What BrixIQ can do for a shop that is ready to grow
Growth decisions should start with real capacity, not gut feel. Before signing a lease or a purchase order, BrixIQ can help a shop query live production data: actual loads per hour, shifts per day, utilization rates, backlog trends, work order history, and customer order patterns. That gives leadership a clearer answer to the question behind every expansion plan: is this a permanent volume increase, or just a busy quarter?
If the answer really is expansion, the next question is what to replicate. BrixIQ can benchmark the best-performing existing line across yield, throughput, turnaround time, rework, and cost. Instead of copying the line that looks busiest, the team can scale the process that actually performs.
It can also establish the quality baseline before the new machine arrives. Current rejection rates. Rework patterns by part, customer, and process. The part numbers with the highest historical risk. The customers with the tightest tolerance expectations. The routing sequences most likely to stress the new process first.
That baseline matters because new equipment often creates a quality dip before it creates stable capacity. A machine that passed commissioning still has to prove itself under real operators, real materials, real jobs, and real schedule pressure.
BrixIQ can turn that ramp-up into a tracked quality workflow. FAT/SAT, IQ/OQ/PQ, PFMEA updates, run-at-rate, PPAP, training records, calibration checks, and open validation actions can live inside a formal case with owners and due dates. When issues surface, corrective action notes, rework records, inspection failures, and work order data stay connected instead of scattering across spreadsheets and inboxes.
As the new equipment goes live, BrixIQ can surface rework spikes, rejection trends, on-hold work orders, and repeat defects in real time. Not at the next month-end quality review. Not after a customer has already seen the escape. While the team can still slow the ramp, adjust the process, and protect the customer.
For leadership, the result is a single expansion scorecard: new line utilization versus target, rework rate versus baseline, open validation tasks, corrective actions, and delivery performance. One view of whether the new capacity is becoming stable capacity.
That is the difference between a generic AI tool and an AI-native quality system. BrixIQ does not answer from a template. It answers from your shop's data.
When someone asks, "Are we ready to take on this new customer at the new line's volume?" the answer should come from the operation itself.
The real ROI is in the decision you make with confidence
The conversation about new equipment is really a conversation about confidence. Leadership wants to know the operation can handle more volume. The fastest way to build that confidence is not always a capital expenditure. It is showing, with data, where current capacity actually stands.
Sometimes the answer really is another machine. But when the data shows 20% more usable capacity hiding behind changeover delays, recurring quality issues, and avoidable downtime, the six-figure purchase order can become a process improvement project that pays for itself.

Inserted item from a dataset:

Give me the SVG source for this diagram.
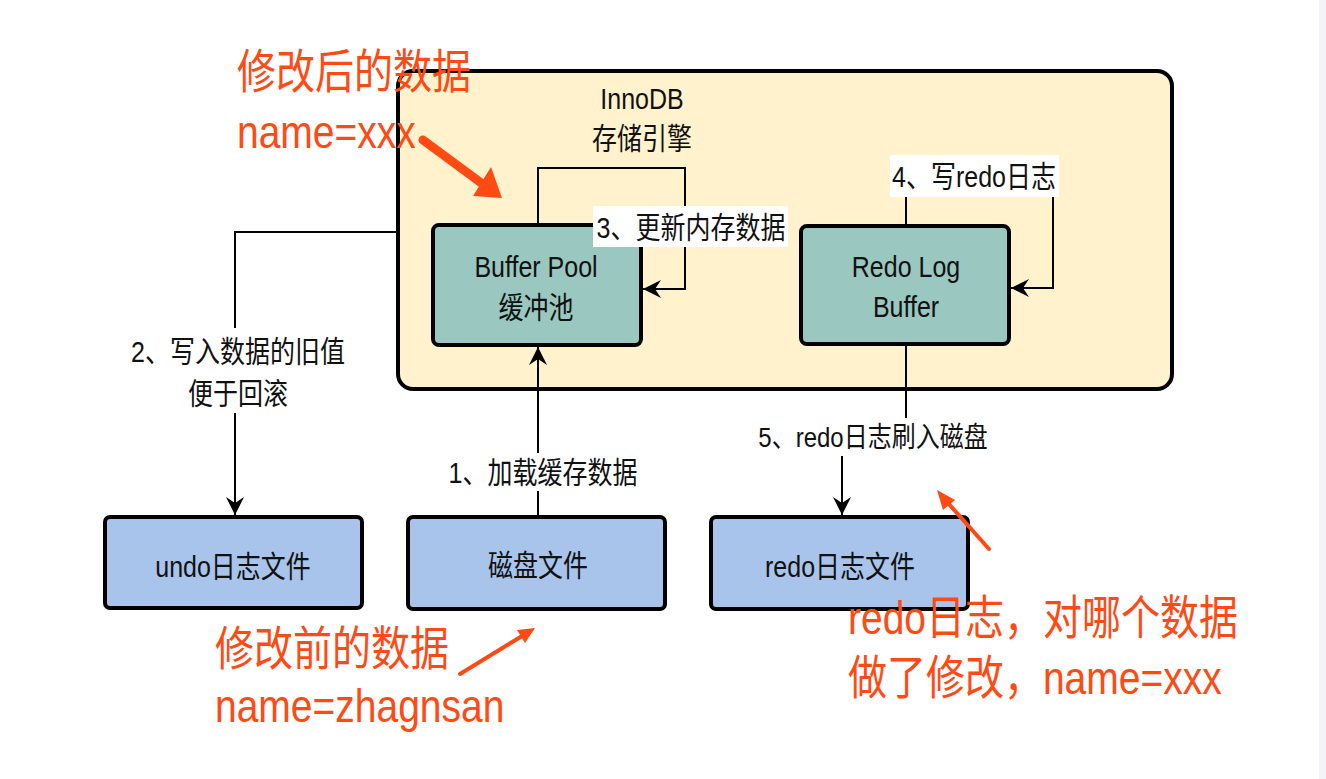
<svg xmlns="http://www.w3.org/2000/svg" width="1326" height="779" viewBox="0 0 1326 779">
  <style>
    .lbl { font-family: "Liberation Sans", "Noto Sans CJK SC", sans-serif; font-size: 25px; fill: #111; text-anchor: middle; }
    .red { font-family: "Liberation Sans", "Noto Sans CJK SC", sans-serif; font-size: 39px; fill: #ff4a14; }
    .box { stroke: #000; stroke-width: 4; }
    .mem { fill: #9ac7bf; }
    .file { fill: #a9c4eb; }
    .edge { fill: none; stroke: #000; stroke-width: 2; }
    .tagbg { fill: #fff; }
    .note { stroke: #ff4a14; fill: none; stroke-linecap: round; }
    .notehead { fill: #ff4a14; }
  </style>
  <defs>
    <marker id="arrow" markerUnits="userSpaceOnUse" viewBox="-20 -11 22 22" refX="0" refY="0" markerWidth="22" markerHeight="22" orient="auto">
      <path d="M0,0 L-18,-9 L-12,0 L-18,9 Z" fill="#000"/>
    </marker>
  </defs>

  <rect x="0" y="0" width="1326" height="779" fill="#fff"/>
  <rect x="1319" y="0" width="7" height="779" fill="#f4f4f8"/>

  <!-- storage engine container -->
  <g id="innodb">
    <rect class="box" x="398" y="71" width="774" height="318" rx="15" fill="#fff2cc"/>
    <text class="lbl" transform="translate(642,109) scale(1,1.18)">InnoDB</text>
    <text class="lbl" transform="translate(642,149) scale(1,1.18)">存储引擎</text>
  </g>

  <g id="buffer-pool">
    <rect class="box mem" x="433" y="225" width="208" height="120" rx="6"/>
    <text class="lbl" transform="translate(536,277) scale(1,1.18)">Buffer Pool</text>
    <text class="lbl" transform="translate(536,318) scale(1,1.18)">缓冲池</text>
  </g>

  <g id="redo-log-buffer">
    <rect class="box mem" x="801" y="226" width="208" height="118" rx="6"/>
    <text class="lbl" transform="translate(906,277) scale(1,1.18)">Redo Log</text>
    <text class="lbl" transform="translate(906,317) scale(1,1.18)">Buffer</text>
  </g>

  <g id="undo-file">
    <rect class="box file" x="105" y="517" width="257" height="91" rx="5"/>
    <text class="lbl" transform="translate(233,577) scale(1,1.18)">undo日志文件</text>
  </g>

  <g id="disk-file">
    <rect class="box file" x="408" y="517" width="257" height="92" rx="5"/>
    <text class="lbl" transform="translate(538,576) scale(1,1.18)">磁盘文件</text>
  </g>

  <g id="redo-file">
    <rect class="box file" x="711" y="517" width="257" height="92" rx="5"/>
    <text class="lbl" transform="translate(840,577) scale(1,1.18)">redo日志文件</text>
  </g>

  <!-- connectors -->
  <g id="connectors">
    <!-- 1: disk -> buffer pool -->
    <path class="edge" d="M538,515 V347" marker-end="url(#arrow)"/>
    <rect class="tagbg" x="446" y="453" width="195" height="38"/>
    <text class="lbl" transform="translate(543,483) scale(1,1.18)">1、加载缓存数据</text>

    <!-- 2: engine -> undo file -->
    <path class="edge" d="M397,232 H235 V515" marker-end="url(#arrow)"/>
    <rect class="tagbg" x="126" y="328" width="224" height="85"/>
    <text class="lbl" transform="translate(238,362) scale(1,1.18)">2、写入数据的旧值</text>
    <text class="lbl" transform="translate(238,404) scale(1,1.18)">便于回滚</text>

    <!-- 3: buffer pool self update -->
    <path class="edge" d="M538,225 V168 H685 V289 H643" marker-end="url(#arrow)"/>
    <rect class="tagbg" x="593" y="206" width="195" height="41"/>
    <text class="lbl" transform="translate(691,238) scale(1,1.18)">3、更新内存数据</text>

    <!-- 4: write redo log -->
    <path class="edge" d="M906,226 V176 H1053 V288 H1011" marker-end="url(#arrow)"/>
    <rect class="tagbg" x="890" y="155" width="169" height="42"/>
    <text class="lbl" transform="translate(974,187) scale(1,1.18)">4、写redo日志</text>

    <!-- 5: flush redo log to disk -->
    <path class="edge" d="M906,344 V437 H842 V515" marker-end="url(#arrow)"/>
    <rect class="tagbg" x="757" y="418" width="233" height="38"/>
    <text class="lbl" transform="translate(873,447) scale(1,1.18)" style="font-size:24px">5、redo日志刷入磁盘</text>
  </g>

  <!-- annotations -->
  <g id="note-after">
    <text class="red" transform="translate(237,88) scale(1,1.2)">修改后的数据</text>
    <text class="red" transform="translate(237,148) scale(1,1.2)">name=xxx</text>
    <line class="note" x1="423" y1="140" x2="484" y2="185" stroke-width="9"/>
    <polygon class="notehead" points="502,198 491,167 473,196"/>
  </g>

  <g id="note-before">
    <text class="red" transform="translate(215,665) scale(1,1.2)">修改前的数据</text>
    <text class="red" transform="translate(215,722) scale(1,1.2)">name=zhagnsan</text>
    <line class="note" x1="460" y1="674" x2="522" y2="636" stroke-width="4"/>
    <polygon class="notehead" points="535,628 517,630 525,643"/>
  </g>

  <g id="note-redo">
    <text class="red" transform="translate(848,634) scale(1,1.2)">redo日志，对哪个数据</text>
    <text class="red" transform="translate(848,694) scale(1,1.2)">做了修改，name=xxx</text>
    <line class="note" x1="989" y1="549" x2="948" y2="503" stroke-width="4"/>
    <polygon class="notehead" points="937,490 955,500 943,510"/>
  </g>
</svg>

And when the answer is expansion, the machine is only the beginning. The real win is knowing what capacity you already have, what demand you can trust, what process you should replicate, and how quickly the new equipment is becoming stable.
That is the shift quality teams should be pushing for. Not more tools to analyze data after the fact. A system that makes the data speak before the decision is made, and keeps speaking while the new process proves itself.